+++ Recorded data +++

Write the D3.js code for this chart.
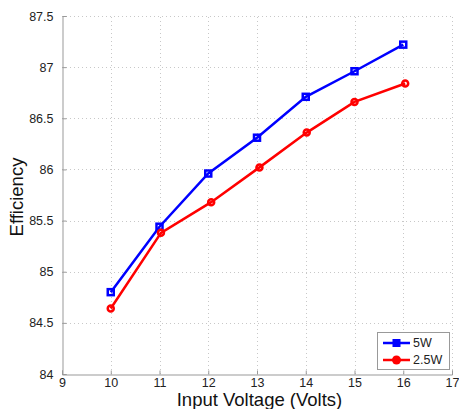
<!DOCTYPE html>
<html>
<head>
<meta charset="utf-8">
<script src="https://cdn.jsdelivr.net/npm/d3@7"></script>
<style>
  body { margin: 0; background: #fff; }
  svg { display: block; font-family: "Liberation Sans", Arial, sans-serif; }
</style>
</head>
<body>
<div id="chart"></div>
<script>
// Data
const voltage5W = [10, 11, 12, 13, 14, 15, 16];
const eff5W = [84.8, 85.44, 85.96, 86.31, 86.71, 86.96, 87.22];
const voltage2W = [10, 11.03, 12.06, 13.05, 14.02, 15.0, 16.04];
const eff2W = [84.64, 85.38, 85.68, 86.02, 86.36, 86.66, 86.84];
const xTicks = [9, 10, 11, 12, 13, 14, 15, 16, 17];
const yTicks = [84, 84.5, 85, 85.5, 86, 86.5, 87, 87.5];
const seriesNames = ['5W', '2.5W'];

const width = 459, height = 409;
const margin = { left: 62, right: 7, top: 16, bottom: 35 };

const svg = d3.select('#chart').append('svg')
  .attr('width', width)
  .attr('height', height);

const x = d3.scaleLinear().domain([9, 17]).range([margin.left, width - margin.right]);
const y = d3.scaleLinear().domain([84, 87.5]).range([height - margin.bottom, margin.top]);

// Grid
const grid = svg.append('g')
  .attr('stroke', '#c8c8c8')
  .attr('stroke-width', 1)
  .attr('stroke-dasharray', '1,3');
grid.selectAll('.vg').data(xTicks.slice(1)).enter().append('line')
  .attr('x1', d => Math.round(x(d)) + 0.5).attr('x2', d => Math.round(x(d)) + 0.5)
  .attr('y1', y(84)).attr('y2', y(87.5));
grid.selectAll('.hg').data(yTicks.slice(1)).enter().append('line')
  .attr('y1', d => Math.round(y(d)) + 0.5).attr('y2', d => Math.round(y(d)) + 0.5)
  .attr('x1', x(9)).attr('x2', x(17));

// Axes (ticks inward)
const xAxis = svg.append('g')
  .attr('transform', `translate(0,${Math.round(y(84)) + 0.5})`)
  .call(d3.axisBottom(x).tickValues(xTicks).tickSize(-4).tickPadding(4).tickFormat(d3.format('d')));
const yAxis = svg.append('g')
  .attr('transform', `translate(${Math.round(x(9)) + 0.5},0)`)
  .call(d3.axisLeft(y).tickValues(yTicks).tickSize(-4).tickPadding(9).tickFormat(d => String(d)));

[xAxis, yAxis].forEach(a => {
  a.select('.domain').attr('stroke', '#999');
  a.selectAll('.tick line').attr('stroke', '#999');
  a.selectAll('.tick text').attr('fill', '#222').style('font-size', '12.5px')
    .style('font-family', '"Liberation Sans", Arial, sans-serif');
});
xAxis.selectAll('.tick text').attr('dy', '0.71em');

// Axis labels
svg.append('text')
  .attr('x', 259.5)
  .attr('y', 406)
  .attr('text-anchor', 'middle')
  .style('font-size', '18.5px')
  .attr('fill', '#111')
  .text('Input Voltage (Volts)');

svg.append('text')
  .attr('transform', `translate(23,${(y(84) + y(87.5)) / 2 + 2}) rotate(-90)`)
  .attr('text-anchor', 'middle')
  .style('font-size', '18.5px')
  .attr('fill', '#111')
  .text('Efficiency');

// Lines
const line = d3.line().x(d => x(d[0])).y(d => y(d[1]));
const blueData = voltage5W.map((v, i) => [v, eff5W[i]]);
const redData = voltage2W.map((v, i) => [v, eff2W[i]]);

svg.append('path').datum(blueData)
  .attr('d', line).attr('fill', 'none').attr('stroke', '#0000ff').attr('stroke-width', 2.5);
svg.append('g').selectAll('rect').data(blueData).enter().append('rect')
  .attr('x', d => x(d[0]) - 3).attr('y', d => y(d[1]) - 3)
  .attr('width', 6).attr('height', 6)
  .attr('fill', 'none').attr('stroke', '#0000ff').attr('stroke-width', 2.5);

svg.append('path').datum(redData)
  .attr('d', line).attr('fill', 'none').attr('stroke', '#ff0000').attr('stroke-width', 2.5);
svg.append('g').selectAll('circle').data(redData).enter().append('circle')
  .attr('cx', d => x(d[0])).attr('cy', d => y(d[1])).attr('r', 3)
  .attr('fill', 'none').attr('stroke', '#ff0000').attr('stroke-width', 2.5);

// Legend
const legend = svg.append('g');
legend.append('rect')
  .attr('x', 377.5).attr('y', 332.5).attr('width', 72).attr('height', 37)
  .attr('fill', '#fff').attr('stroke', '#999');
const colors = ['#0000ff', '#ff0000'];
seriesNames.forEach((name, i) => {
  const ly = 343 + i * 17;
  legend.append('line')
    .attr('x1', 383).attr('x2', 410).attr('y1', ly).attr('y2', ly)
    .attr('stroke', colors[i]).attr('stroke-width', 2.5);
  if (i === 0) {
    legend.append('rect').attr('x', 392.5).attr('y', ly - 4).attr('width', 8).attr('height', 8)
      .attr('fill', colors[i]);
  } else {
    legend.append('circle').attr('cx', 396.5).attr('cy', ly).attr('r', 4.5)
      .attr('fill', colors[i]);
  }
  legend.append('text')
    .attr('x', 413).attr('y', ly).attr('dy', '0.35em')
    .style('font-size', '12.5px').attr('fill', '#222')
    .text(name);
});
</script>
</body>
</html>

+++

§ **What is expected**
Return each line of the data that contains the string "chart".

§ **Task solution**
Write the D3.js code for this chart.
<div id="chart"></div>
const svg = d3.select('#chart').append('svg')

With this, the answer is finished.